Suivant les déambulations des uns et les autres dans la vallée, Emin Alper (qui a aussi écrit le scénario) réussit à créer un climat inquiétant, jouant sur les possibilités offertes par le site (une silhouette en haut de la falaise, des pierres dégringolant soudainement, un coup de feu claquant au loin…) et sur les traits de caractères des personnages, notamment Zafer qui souffre de problèmes psychologiques (héritage de son séjour à l’armée) allant jusqu’aux hallucinations. Brouillant habilement les pistes, le réalisateur sème de légers indices, ouvrant la porte aux interprétations sur l’enchaînement des événements qui verra des coups de feu toucher des cibles bien réelles et déclencher la vindicte contre l’ennemi nomade invisible. Sans déflorer les méandres de l’intrigue, on peut néanmoins révéler que les relations entre nos protagonistes ne sont pas aussi limpides qu’elles paraissent au début. Les peurs, l’envie et l’étrangeté qui sont de la partie se cristalliseront peu à peu, nourrissant des mensonges et des non-dits que le spectateur saisit sans jamais pouvoir les clarifier totalement.

Naviguant astucieusement entre les genres (thriller, drame, comédie) et jouant avec les codes du western, Emin Alper dévoile également par petites touches un second niveau de lecture impliquant le poids de l’autorité patriarcale et du machisme, le venin du conflit turco-kurde et le recours à un ennemi plus ou moins imaginaire pour éviter de regarder en face ses propres problèmes internes.
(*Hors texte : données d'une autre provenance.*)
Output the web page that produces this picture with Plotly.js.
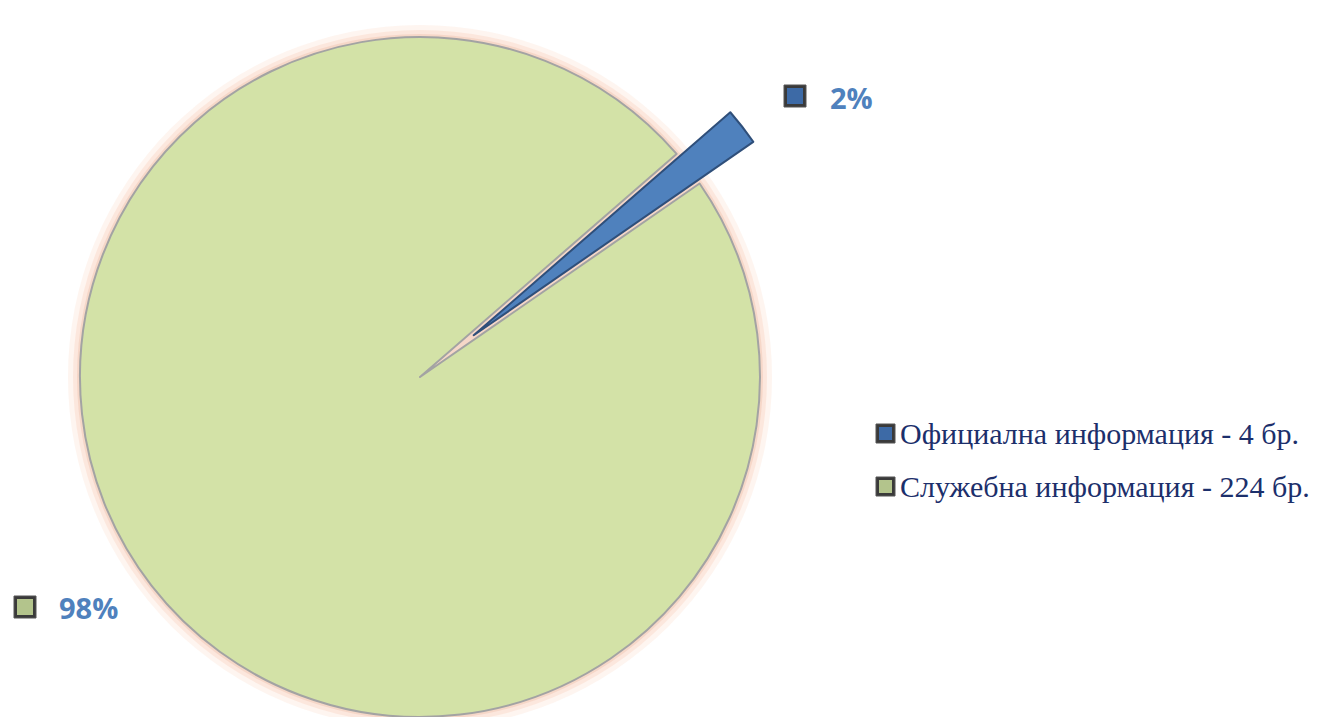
<!DOCTYPE html>
<html>
<head>
<meta charset="utf-8">
<script src="https://cdn.plot.ly/plotly-3.0.1.min.js"></script>
<style>
html,body{margin:0;padding:0;overflow:hidden;background:#fff;}
#chart{width:1343px;height:816px;margin-top:-31px;}
</style>
</head>
<body>
<div id="chart"></div>
<script>
// Data
const categories = ['Официална информация', 'Служебна информация'];
const values = [4, 224];
const unit = 'бр.';
const sliceColors = ['#4f81bd', '#d3e2a7'];
const markerColors = ['#3d6aa6', '#b3c48c'];

// Layout helpers (screen pixel -> paper), div shifted up by OFF px
const W = 1343, H = 816, OFF = 31;
const px = x => x / W;
const py = y => 1 - (y + OFF) / H;

const total = values.reduce((a, b) => a + b, 0);
const pct = values.map(v => Math.round(v / total * 100) + '%');

const PULL = 0.2;
const trace = {
  type: 'pie',
  labels: categories,
  values: values,
  sort: false,
  direction: 'clockwise',
  rotation: 49,
  pull: [PULL, 0],
  textinfo: 'none',
  hoverinfo: 'label+value+percent',
  marker: {
    colors: sliceColors,
    line: {color: ['#2f4f7a', '#a3a3a3'], width: 2}
  },
  domain: {x: [0, 840 / W], y: [0, 1]},
  showlegend: false
};

// Pie geometry used only for decoration placement
const cx = 420, cy = H / 2 - OFF, r = (H / 2) / (1 + PULL);

const shapes = [];
[[12, 'rgba(250,215,195,0.25)'], [7, 'rgba(248,205,185,0.35)'], [3, 'rgba(240,195,175,0.45)']].forEach(([d, c]) => {
  shapes.push({type: 'circle', xref: 'paper', yref: 'paper', layer: 'below',
    x0: px(cx - r - d), x1: px(cx + r + d), y0: py(cy + r + d), y1: py(cy - r - d),
    fillcolor: c, line: {width: 0}});
});

function bevelSquare(x, y, s, color) {
  shapes.push({type: 'rect', xref: 'paper', yref: 'paper',
    x0: px(x), x1: px(x + s), y0: py(y + s), y1: py(y),
    fillcolor: '#3a3a3a', line: {color: '#555', width: 1}});
  shapes.push({type: 'rect', xref: 'paper', yref: 'paper',
    x0: px(x + 3), x1: px(x + s - 3), y0: py(y + s - 3), y1: py(y + 3),
    fillcolor: color, line: {width: 0}});
}

bevelSquare(784, 85, 22, markerColors[0]);
bevelSquare(14, 596, 22, markerColors[1]);
bevelSquare(876, 424, 19, markerColors[0]);
bevelSquare(876, 477, 19, markerColors[1]);

const annotations = [
  {text: pct[0], x: px(828), y: py(97), xanchor: 'left', yanchor: 'middle'},
  {text: pct[1], x: px(57), y: py(607), xanchor: 'left', yanchor: 'middle'}
].map(a => Object.assign(a, {
  xref: 'paper', yref: 'paper', showarrow: false,
  font: {family: 'Open Sans, sans-serif', size: 29, color: '#4f81bd', weight: 'bold'}
}));

categories.forEach((c, i) => {
  annotations.push({
    text: c + ' - ' + values[i] + ' ' + unit,
    xref: 'paper', yref: 'paper', showarrow: false,
    x: px(898), y: py(i === 0 ? 433 : 486), xanchor: 'left', yanchor: 'middle',
    font: {family: 'Liberation Serif, Times New Roman, serif', size: 30, color: '#1c2f6b'}
  });
});

const layout = {
  width: W, height: H,
  margin: {l: 0, r: 0, t: 0, b: 0},
  paper_bgcolor: '#ffffff',
  showlegend: false,
  shapes: shapes,
  annotations: annotations
};

Plotly.newPlot('chart', [trace], layout, {displayModeBar: false, staticPlot: true});
</script>
</body>
</html>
Filmé et monté avec talent, Derrière la colline transforme en atouts minimalistes atmosphériques le manque de moyens de sa production et distille un charme intriguant qui surpasse aisément quelques imperfections (notamment quelques péripéties scénaristiques un peu mécaniques). On attend déjà avec certaine curiosité le prochain opus de son réalisateur qui ambitionne de transposer ce climat paranoïaque en milieu urbain.